アドバイスのフリをしたマウント:孤立していく理由

「自分なんかできたから、他の人もできる」SNSなどで時々見かける構文のひとつで、私もこのブログで時々使っています。できるだけハードルを下げたいときにとても便利な言葉で、たとえば「フルマラソンを裸足で走るなんて誰でもできる」を伝えたいときに、「私にできたんだから」と使います。

きっと、それを読んだ人の95%くらいは「いや、あんただからできたんだ」と反論するかと思います。それどころか「なんだ、ただの自慢か」と思われる可能性もあります。私も他の人がこの構文を使った文章を書いているときには、そう感じることが少なくないので。

アドバイスのフリをしたマウント。よく見かけるのが「月間走行距離は短いけどサブ3を達成した」というもの。言いたいことはわかります。月間走行距離だけがマラソンではありませんし、トレーニングは効率的にやるべきだとは私も同意します。でも、この文章には大きな勘違いがあります。


それは「サブ3の難易度は個人差がある」ということです。サブ3はとても難易度が高いチャレンジとされていますが、全員に等しく難しいわけではありません。それぞれ運動経験も違えば、筋肉の質も骨格も違います。そして何よりも、体重が違います。

この構文を使うときに大事なのは、本当はハードルが低いのに、難易度が高いと勘違いされているときに使うということです。本当にハードルが高い場合に使うと、アドバイスのフリをしたマウントになってしまいます。誰にでもできると見せかけて、自慢したいだけ。

そういう意味では裸足のフルマラソンというのも自慢のような気がしなくもないのですが、私がレクチャーして達成できなかった人はいないので、難易度はそこまで高くありません。もっともフルマラソンを走ったことのない人にとっては、ありえない次元の話なのかもしれませんが。


私が裸足でのフルマラソンを語るときには、基本的に裸足ランナーに向けて発信しています。間違ってもSNSで「誰でもできる」なんて書きません。なぜならSNSはオープンな世界であり、そのほとんどがランナーではないから。裸足で走ったことを報告することはあっても「誰にでもできる」とは言いません。

別に、アドバイスのフリをしたマウントを悪いとは思いません。でも、使い方を間違えれば、周りから人がいなくなります。マウントを取られて喜ぶのは犬くらいで、少なくとも人間はイラッとします。それでいて表面的には「そのとおりです」とか「素晴らしいです」と褒めてきます。

それが人間社会といえばそれまでですが、こういうケースでは、淡々と事象だけを書き綴るほうが健全です。自分のスペック(体重・身長・過去の競技歴など)や結果を出すためにやったこと。
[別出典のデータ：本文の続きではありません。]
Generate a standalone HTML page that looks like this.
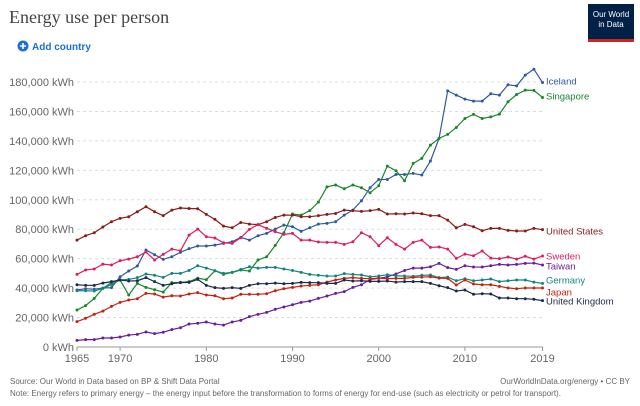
<!DOCTYPE html>
<html><head><meta charset="utf-8"><style>
body{margin:0;background:#fff;width:640px;height:401px;overflow:hidden;font-family:"Liberation Sans",sans-serif}
</style></head><body>
<svg width="640" height="401">
<text x="9" y="23" font-family="Liberation Serif,serif" font-size="18" fill="#444">Energy use per person</text>
<g>
<circle cx="23" cy="46" r="5.5" fill="#1d6fd1"/><path d="M20 46h6M23 43v6" stroke="#fff" stroke-width="1.6"/>
<text x="32" y="50" font-size="10" fill="#1d6fd1" font-weight="bold">Add country</text></g>
<g>
<rect x="588" y="4" width="46" height="38" fill="#002147"/><rect x="588" y="39" width="46" height="3" fill="#ce261e"/>
<text x="611" y="17" font-size="8" fill="#fff" text-anchor="middle">Our World</text>
<text x="611" y="27" font-size="8" fill="#fff" text-anchor="middle">in Data</text></g>
<g id="axes"></g><g id="series"></g>
<text x="10" y="384" font-size="8" fill="#666">Source: Our World in Data based on BP &amp; Shift Data Portal</text>
<text x="630" y="384" font-size="8" fill="#666" text-anchor="end">OurWorldInData.org/energy • CC BY</text>
<text x="10" y="396" font-size="8" fill="#666">Note: Energy refers to primary energy – the energy input before the transformation to forms of energy for end-use (such as electricity or petrol for transport).</text>
</svg>
<script>
const years=[];for(let y=1965;y<=2019;y++)years.push(y);
const yTicks=[0,20000,40000,60000,80000,100000,120000,140000,160000,180000];
const xTicks=[1965,1970,1980,1990,2000,2010,2019];
const countries=["Iceland","Singapore","United States","Sweden","Taiwan","Germany","Japan","United Kingdom"];
const colors=["#2e5aa0","#18872d","#8a1b1b","#dc1f5e","#6a1f9a","#13857e","#c5230f","#1b2a4a"];
const labelY=[81,96,231,256,266,280,292,301];
const iceland=[38.7,39.6,39.2,40.1,40.3,47.7,51.6,55.0,65.9,62.7,59.5,61.3,64.3,66.8,68.6,68.6,69.2,70.4,71.5,74.5,72.6,75.6,77.2,80.1,82.8,81.7,78.5,81.0,83.5,84.0,85.1,89.6,93.0,99.3,108.2,113.8,113.8,117.2,117.2,117.9,116.8,126.3,141.7,174.0,171.1,168.4,167.0,167.0,172.0,171.1,178.1,177.4,184.7,188.7,179.7];
const singapore=[25.1,28.1,33.0,39.8,42.5,45.5,35.3,43.2,40.5,38.9,37.3,43.7,43.9,44.4,46.8,45.7,51.8,49.3,50.7,52.3,51.6,59.1,61.3,69.0,77.6,90.3,89.6,92.6,98.4,108.8,110.0,107.5,110.0,108.2,104.8,109.5,122.9,119.7,112.9,124.7,128.1,137.1,141.7,144.4,149.1,155.2,158.0,155.2,156.3,158.2,166.6,171.5,174.5,174.3,169.5];
const us=[72.6,75.6,77.6,81.5,85.1,87.4,88.5,91.9,95.3,91.9,89.2,93.0,94.4,94.1,93.9,90.1,86.7,82.1,81.0,84.6,83.5,83.1,85.1,88.0,89.6,89.6,88.5,88.5,89.2,90.1,90.7,93.0,92.6,92.1,92.6,93.5,90.3,90.5,90.3,91.0,90.5,89.2,89.2,86.2,81.0,83.3,81.7,79.0,80.6,80.6,79.2,78.8,78.8,80.6,79.7];
const sweden=[49.3,52.3,53.0,56.3,55.7,58.6,59.7,61.3,64.5,59.1,62.9,66.5,65.4,76.0,80.1,74.9,74.0,70.8,70.4,74.2,79.9,83.1,80.6,78.3,76.5,77.2,72.6,72.6,71.3,71.1,71.1,69.7,71.5,77.6,74.9,68.8,74.2,69.7,66.5,71.1,72.6,67.7,67.9,66.5,60.2,63.1,62.0,65.2,60.4,60.0,61.1,59.7,61.6,59.7,61.8];
const taiwan=[4.5,5.0,5.0,6.1,6.1,6.8,8.1,8.6,10.2,9.1,10.0,11.8,13.1,15.6,16.1,17.0,15.6,14.9,17.0,18.1,20.6,22.2,23.5,25.6,27.2,28.7,30.3,31.2,33.0,34.6,36.4,37.6,40.5,42.3,45.9,46.6,47.7,49.6,52.0,53.6,53.6,54.5,56.8,53.9,52.7,55.2,54.3,54.3,55.2,56.1,55.7,56.1,56.8,57.0,55.7];
const germany=[38.2,38.2,38.0,39.8,43.9,45.5,45.9,47.1,49.6,48.7,47.3,50.0,50.0,52.0,55.2,53.6,51.8,50.0,50.7,52.7,54.5,53.6,54.1,54.1,53.0,52.0,50.7,49.3,48.7,48.2,48.2,49.8,49.3,48.9,47.7,48.2,49.1,48.4,48.2,48.0,48.7,48.9,47.1,47.5,45.0,46.4,45.0,45.5,46.2,44.4,45.0,45.5,45.5,44.1,43.2];
const japan=[17.2,19.5,22.2,24.4,27.6,30.3,31.9,32.8,36.4,36.0,33.9,34.8,34.6,36.0,36.9,35.3,34.8,32.8,33.3,35.8,35.8,35.8,36.2,38.2,39.6,40.5,41.4,41.9,42.3,44.1,45.5,46.6,47.1,46.6,46.4,46.8,46.4,46.6,46.6,47.3,47.5,47.7,46.8,46.6,42.1,45.5,42.8,42.3,42.3,41.2,40.1,39.6,40.1,40.1,40.1];
const uk=[42.3,41.9,41.9,43.4,44.4,45.5,44.8,45.0,47.1,44.4,41.9,43.0,43.7,43.9,45.9,41.9,40.3,39.8,40.3,39.8,41.9,43.0,43.0,43.4,43.0,43.2,43.9,43.7,43.7,43.2,43.2,45.5,44.8,45.0,44.6,44.6,44.8,44.1,44.4,44.4,44.4,43.2,41.6,40.3,38.0,38.7,35.8,36.2,36.0,33.3,33.3,32.8,32.8,32.4,31.5];
const seriesData=[iceland,singapore,us,sweden,taiwan,germany,japan,uk];
const NS="http://www.w3.org/2000/svg";
const X=y=>77+(y-1965)*(542.5-77)/54;
const Y=v=>347-v*(347-82)/180000;
function mk(t,a,p){const e=document.createElementNS(NS,t);for(const k in a)e.setAttribute(k,a[k]);p.appendChild(e);return e;}
const ax=document.getElementById('axes'),sg=document.getElementById('series');
yTicks.forEach(t=>{
 const l=mk('line',{x1:77,x2:543,y1:Y(t),y2:Y(t),stroke:t?'#ddd':'#999','stroke-dasharray':t?'3,3':'none'},ax);
 
 
 const tx=mk('text',{x:74,y:Y(t)+4,'font-size':11,fill:'#666','text-anchor':'end'},ax);
 tx.textContent=t.toLocaleString('en-US')+' kWh';
 
 
});
xTicks.forEach(t=>{
 mk('line',{x1:X(t),x2:X(t),y1:347,y2:351,stroke:'#999'},ax);
 const tx=mk('text',{x:X(t),y:362,'font-size':11,fill:'#666','text-anchor':'middle'},ax);
 tx.textContent=t;
 
 
});
seriesData.forEach((d,i)=>{
 const g=mk('g',{},sg);
 
 
 mk('polyline',{points:d.map((v,j)=>X(years[j])+','+Y(v*1000)).join(' '),fill:'none',stroke:colors[i],'stroke-width':1.2},g);
 d.forEach((v,j)=>{const c=mk('circle',{cx:X(years[j]),cy:Y(v*1000),r:1.5,fill:colors[i]},g);
  
  });
 const lb=mk('text',{x:546,y:labelY[i]+3.5,'font-size':9.5,fill:colors[i]},g);
 lb.textContent=countries[i];
 
 
});
</script>
</body></html>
食事内容など、事実だけをまとめて公開すれば、その人はカリスマになれます。


同じことを語るにしても、伝え方によって受け取られ方がまったく変わってきます。だから「誰が言うか」と大事です。自信満々のひとがこの構文を使うと嫌味になり、誠実そうな人や自信なさげな人が言葉にすることで重みが出てきます。

ちなみに、練習量を減らしてフルマラソンでサブ3達成する方法はあります。でも、きっと多くの人が「これなら月間走行距離300kmのほうが楽」と言うはずです。それもせずに達成できる人もいます。でも、それこそ平均値よりもはるかに高いスペックを持った人だからこそできます。

「やればできる」と言っていた芸人さんがいましたが、正直なところ、かなり無責任な言葉だと思っています。もちろんお笑い的に「そんなわけないやろう」のツッコミ待ちの言葉ではありますが、それを言葉にするなら何をどうすればいいのか、具体的に説明しないと言葉が軽くなってしまいます。